> SOURCE MATERIAL

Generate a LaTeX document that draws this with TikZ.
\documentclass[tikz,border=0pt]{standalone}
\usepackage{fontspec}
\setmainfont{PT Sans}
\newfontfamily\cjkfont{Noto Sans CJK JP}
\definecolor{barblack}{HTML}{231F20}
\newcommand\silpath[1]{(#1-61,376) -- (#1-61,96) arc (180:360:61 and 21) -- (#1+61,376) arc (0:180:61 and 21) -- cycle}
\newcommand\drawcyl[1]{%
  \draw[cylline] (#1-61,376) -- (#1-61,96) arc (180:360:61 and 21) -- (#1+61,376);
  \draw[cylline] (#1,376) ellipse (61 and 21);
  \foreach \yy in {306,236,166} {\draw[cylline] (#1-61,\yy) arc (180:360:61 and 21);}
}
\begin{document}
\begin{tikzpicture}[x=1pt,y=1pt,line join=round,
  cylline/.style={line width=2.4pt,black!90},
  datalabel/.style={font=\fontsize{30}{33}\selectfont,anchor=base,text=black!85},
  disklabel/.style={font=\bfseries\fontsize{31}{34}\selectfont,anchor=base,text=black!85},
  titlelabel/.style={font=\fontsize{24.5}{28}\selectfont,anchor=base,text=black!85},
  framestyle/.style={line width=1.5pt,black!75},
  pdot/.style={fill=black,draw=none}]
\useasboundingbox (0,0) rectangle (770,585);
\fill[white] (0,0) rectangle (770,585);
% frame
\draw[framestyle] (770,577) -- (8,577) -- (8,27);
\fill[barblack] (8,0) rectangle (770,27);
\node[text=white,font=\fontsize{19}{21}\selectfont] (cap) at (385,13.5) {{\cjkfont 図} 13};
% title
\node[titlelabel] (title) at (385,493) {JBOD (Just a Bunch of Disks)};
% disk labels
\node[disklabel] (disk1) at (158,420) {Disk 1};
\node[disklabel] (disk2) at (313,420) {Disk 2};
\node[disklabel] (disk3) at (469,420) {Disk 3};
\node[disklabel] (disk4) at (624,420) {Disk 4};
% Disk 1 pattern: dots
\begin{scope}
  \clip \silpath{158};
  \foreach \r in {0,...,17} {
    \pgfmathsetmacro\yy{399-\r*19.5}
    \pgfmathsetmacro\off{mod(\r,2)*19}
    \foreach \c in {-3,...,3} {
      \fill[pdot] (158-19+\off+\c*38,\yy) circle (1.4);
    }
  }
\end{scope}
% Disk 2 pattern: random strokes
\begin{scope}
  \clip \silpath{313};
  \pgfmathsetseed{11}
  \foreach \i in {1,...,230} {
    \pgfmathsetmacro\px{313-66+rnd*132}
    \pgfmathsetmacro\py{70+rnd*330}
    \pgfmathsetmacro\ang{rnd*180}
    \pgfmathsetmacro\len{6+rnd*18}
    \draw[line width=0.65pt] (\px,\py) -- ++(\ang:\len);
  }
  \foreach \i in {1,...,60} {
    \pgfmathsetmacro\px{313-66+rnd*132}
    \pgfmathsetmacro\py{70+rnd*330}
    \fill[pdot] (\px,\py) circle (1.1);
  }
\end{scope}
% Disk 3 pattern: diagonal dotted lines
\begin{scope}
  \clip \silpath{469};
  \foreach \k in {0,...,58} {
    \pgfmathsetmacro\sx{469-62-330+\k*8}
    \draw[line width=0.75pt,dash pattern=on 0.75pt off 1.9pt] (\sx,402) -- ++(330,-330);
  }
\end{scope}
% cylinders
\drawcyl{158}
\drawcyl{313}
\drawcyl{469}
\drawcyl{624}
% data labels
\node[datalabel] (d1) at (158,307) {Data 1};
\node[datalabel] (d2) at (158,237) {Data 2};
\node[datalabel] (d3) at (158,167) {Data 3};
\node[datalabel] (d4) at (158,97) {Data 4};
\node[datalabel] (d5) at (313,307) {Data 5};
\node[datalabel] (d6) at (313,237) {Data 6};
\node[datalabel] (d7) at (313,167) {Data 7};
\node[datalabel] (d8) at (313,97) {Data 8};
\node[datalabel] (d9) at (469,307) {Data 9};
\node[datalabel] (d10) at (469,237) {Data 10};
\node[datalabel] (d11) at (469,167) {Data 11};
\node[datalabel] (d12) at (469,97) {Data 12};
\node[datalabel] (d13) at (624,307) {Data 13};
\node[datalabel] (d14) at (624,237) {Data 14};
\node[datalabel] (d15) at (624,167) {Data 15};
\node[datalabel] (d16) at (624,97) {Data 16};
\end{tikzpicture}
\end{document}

> PROBLEM TO WORK ON
Please reproduce every line of the material word for word.

> ANSWER TO THE PROBLEM
Generate a LaTeX document that draws this with TikZ.
\documentclass[tikz,border=0pt]{standalone}
\usepackage{fontspec}
\setmainfont{PT Sans}
\newfontfamily\cjkfont{Noto Sans CJK JP}
\definecolor{barblack}{HTML}{231F20}
\newcommand\silpath[1]{(#1-61,376) -- (#1-61,96) arc (180:360:61 and 21) -- (#1+61,376) arc (0:180:61 and 21) -- cycle}
\newcommand\drawcyl[1]{%
  \draw[cylline] (#1-61,376) -- (#1-61,96) arc (180:360:61 and 21) -- (#1+61,376);
  \draw[cylline] (#1,376) ellipse (61 and 21);
  \foreach \yy in {306,236,166} {\draw[cylline] (#1-61,\yy) arc (180:360:61 and 21);}
}
\begin{document}
\begin{tikzpicture}[x=1pt,y=1pt,line join=round,
  cylline/.style={line width=2.4pt,black!90},
  datalabel/.style={font=\fontsize{30}{33}\selectfont,anchor=base,text=black!85},
  disklabel/.style={font=\bfseries\fontsize{31}{34}\selectfont,anchor=base,text=black!85},
  titlelabel/.style={font=\fontsize{24.5}{28}\selectfont,anchor=base,text=black!85},
  framestyle/.style={line width=1.5pt,black!75},
  pdot/.style={fill=black,draw=none}]
\useasboundingbox (0,0) rectangle (770,585);
\fill[white] (0,0) rectangle (770,585);
% frame
\draw[framestyle] (770,577) -- (8,577) -- (8,27);
\fill[barblack] (8,0) rectangle (770,27);
\node[text=white,font=\fontsize{19}{21}\selectfont] (cap) at (385,13.5) {{\cjkfont 図} 13};
% title
\node[titlelabel] (title) at (385,493) {JBOD (Just a Bunch of Disks)};
% disk labels
\node[disklabel] (disk1) at (158,420) {Disk 1};
\node[disklabel] (disk2) at (313,420) {Disk 2};
\node[disklabel] (disk3) at (469,420) {Disk 3};
\node[disklabel] (disk4) at (624,420) {Disk 4};
% Disk 1 pattern: dots
\begin{scope}
  \clip \silpath{158};
  \foreach \r in {0,...,17} {
    \pgfmathsetmacro\yy{399-\r*19.5}
    \pgfmathsetmacro\off{mod(\r,2)*19}
    \foreach \c in {-3,...,3} {
      \fill[pdot] (158-19+\off+\c*38,\yy) circle (1.4);
    }
  }
\end{scope}
% Disk 2 pattern: random strokes
\begin{scope}
  \clip \silpath{313};
  \pgfmathsetseed{11}
  \foreach \i in {1,...,230} {
    \pgfmathsetmacro\px{313-66+rnd*132}
    \pgfmathsetmacro\py{70+rnd*330}
    \pgfmathsetmacro\ang{rnd*180}
    \pgfmathsetmacro\len{6+rnd*18}
    \draw[line width=0.65pt] (\px,\py) -- ++(\ang:\len);
  }
  \foreach \i in {1,...,60} {
    \pgfmathsetmacro\px{313-66+rnd*132}
    \pgfmathsetmacro\py{70+rnd*330}
    \fill[pdot] (\px,\py) circle (1.1);
  }
\end{scope}
% Disk 3 pattern: diagonal dotted lines
\begin{scope}
  \clip \silpath{469};
  \foreach \k in {0,...,58} {
    \pgfmathsetmacro\sx{469-62-330+\k*8}
    \draw[line width=0.75pt,dash pattern=on 0.75pt off 1.9pt] (\sx,402) -- ++(330,-330);
  }
\end{scope}
% cylinders
\drawcyl{158}
\drawcyl{313}
\drawcyl{469}
\drawcyl{624}
% data labels
\node[datalabel] (d1) at (158,307) {Data 1};
\node[datalabel] (d2) at (158,237) {Data 2};
\node[datalabel] (d3) at (158,167) {Data 3};
\node[datalabel] (d4) at (158,97) {Data 4};
\node[datalabel] (d5) at (313,307) {Data 5};
\node[datalabel] (d6) at (313,237) {Data 6};
\node[datalabel] (d7) at (313,167) {Data 7};
\node[datalabel] (d8) at (313,97) {Data 8};
\node[datalabel] (d9) at (469,307) {Data 9};
\node[datalabel] (d10) at (469,237) {Data 10};
\node[datalabel] (d11) at (469,167) {Data 11};
\node[datalabel] (d12) at (469,97) {Data 12};
\node[datalabel] (d13) at (624,307) {Data 13};
\node[datalabel] (d14) at (624,237) {Data 14};
\node[datalabel] (d15) at (624,167) {Data 15};
\node[datalabel] (d16) at (624,97) {Data 16};
\end{tikzpicture}
\end{document}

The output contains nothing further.